Republican legislators and candidates gathered to pledge to end the culture of corruption in Springfield
More than a dozen Republican legislators and candidates came together on June 10 to pledge to replace the current culture of corruption in the Illinois government with one of responsibility and accountability.
"We have wholesale government failure on so many fronts," Rep. Jeanne Ives (R-Wheaton), who was at the event, said. "The same leaders in Springfield have held power for so long that think they—and their underlings—believe they can say, do, vote, ignore, disrespect as they like. They continue in power because no one has held them to account for their actions."
The group introduced three initiatives, which they said must be implemented to achieve the kind of lasting change that is needed in Springfield.

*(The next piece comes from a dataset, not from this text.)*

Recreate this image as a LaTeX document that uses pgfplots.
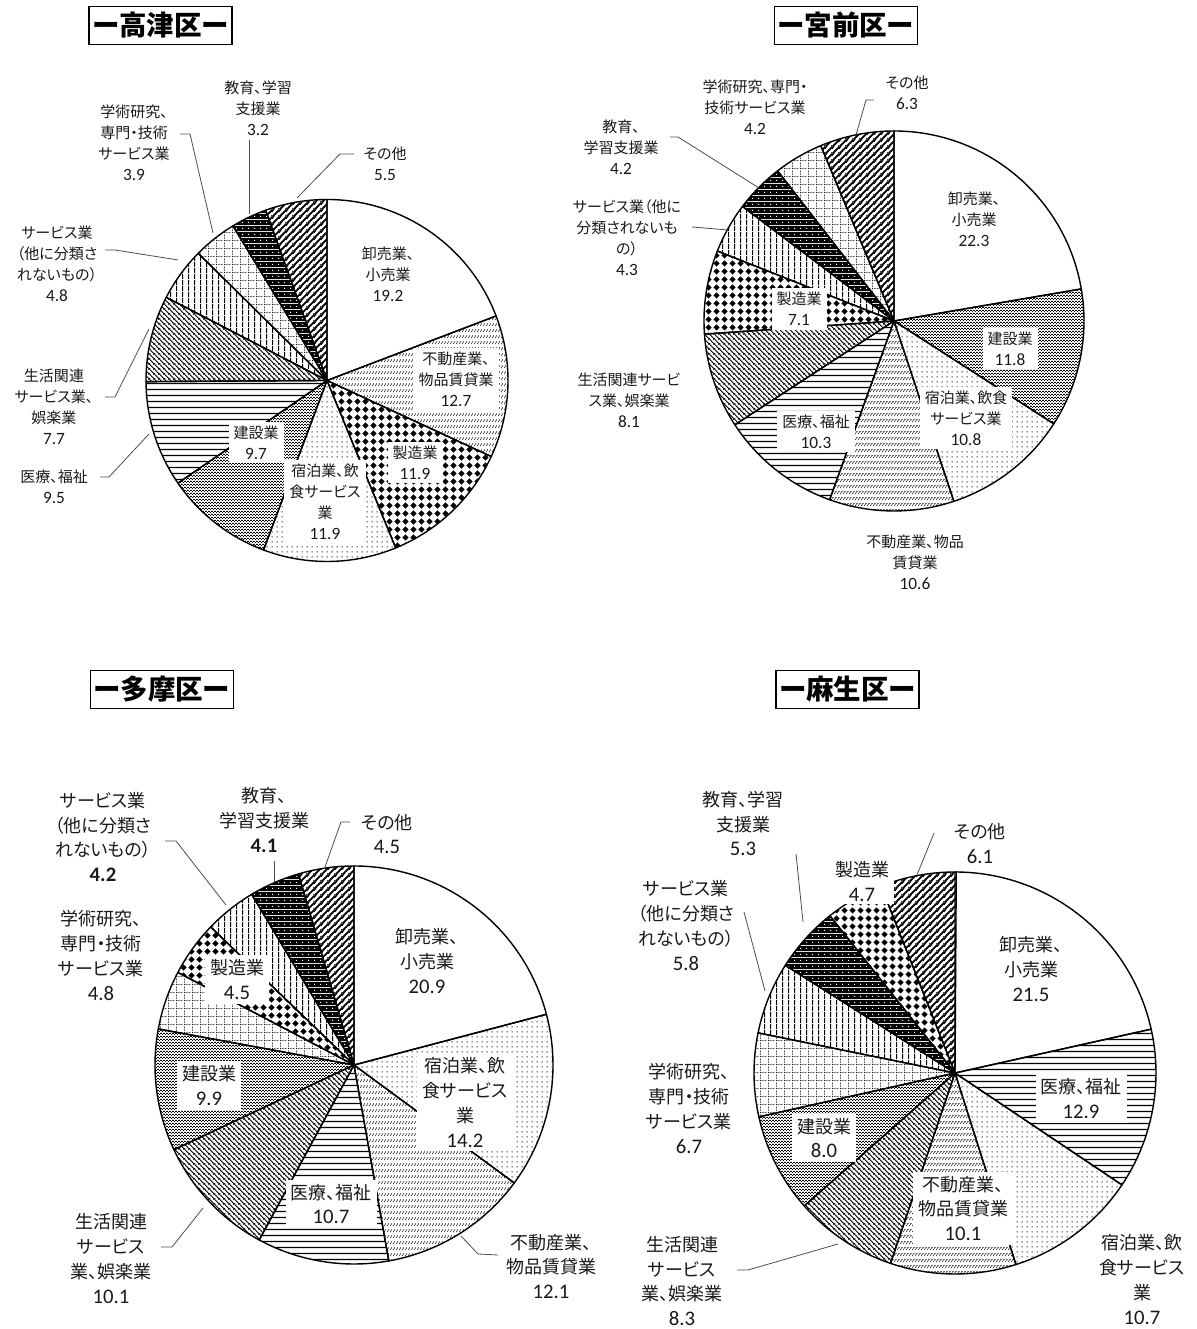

Illinois Rep. Jeanne Ives (R-Wheaton)
First, the group demanded that House Speaker Mike Madigan (D-Chicago) resign.
They also called for an independent legislative inspector general and Legislative Ethics Commission, which must be held accountable to remove any risks that may arise from conflicts of interests.
Finally, the group demanded that reforms be made to the process through which ethics complaints are filed and investigated because there are now more protections available for the accused than for victims.
The group said that the General Assembly needs to pass HB 4840, which would require that complainants are given notice when their complaints are received. They must also be allowed to review information that they have submitted to the inspector general to ensure that their file is not lacking any information. Additionally, they should be allowed to testify personally at a hearing on the matter, as well as have their own counsel present if they desire.
Ammie Kessem, a Republican state House candidate in the 19th House District, explained that the culture in Springfield needs to change.
"This is a culture that has grown over decades," she said. "Those who propagate the culture have been referred to as ‘The Machine.’ Speaker Madigan’s Machine is a group of people who twist policy and the legislative process for their own personal gain. It includes special interest groups and elected officials. Like the mafia, the Machine enriches and protects itself at the expense of others. Unlike the mafia, the Machine has actual legal authority to do the dirty work it does and is, therefore, disproportionately powerful."
Rep. Tom Morrison (R-Palatine) said that one individual with too much power will always create problems, which he says has happened in Chicago and Springfield.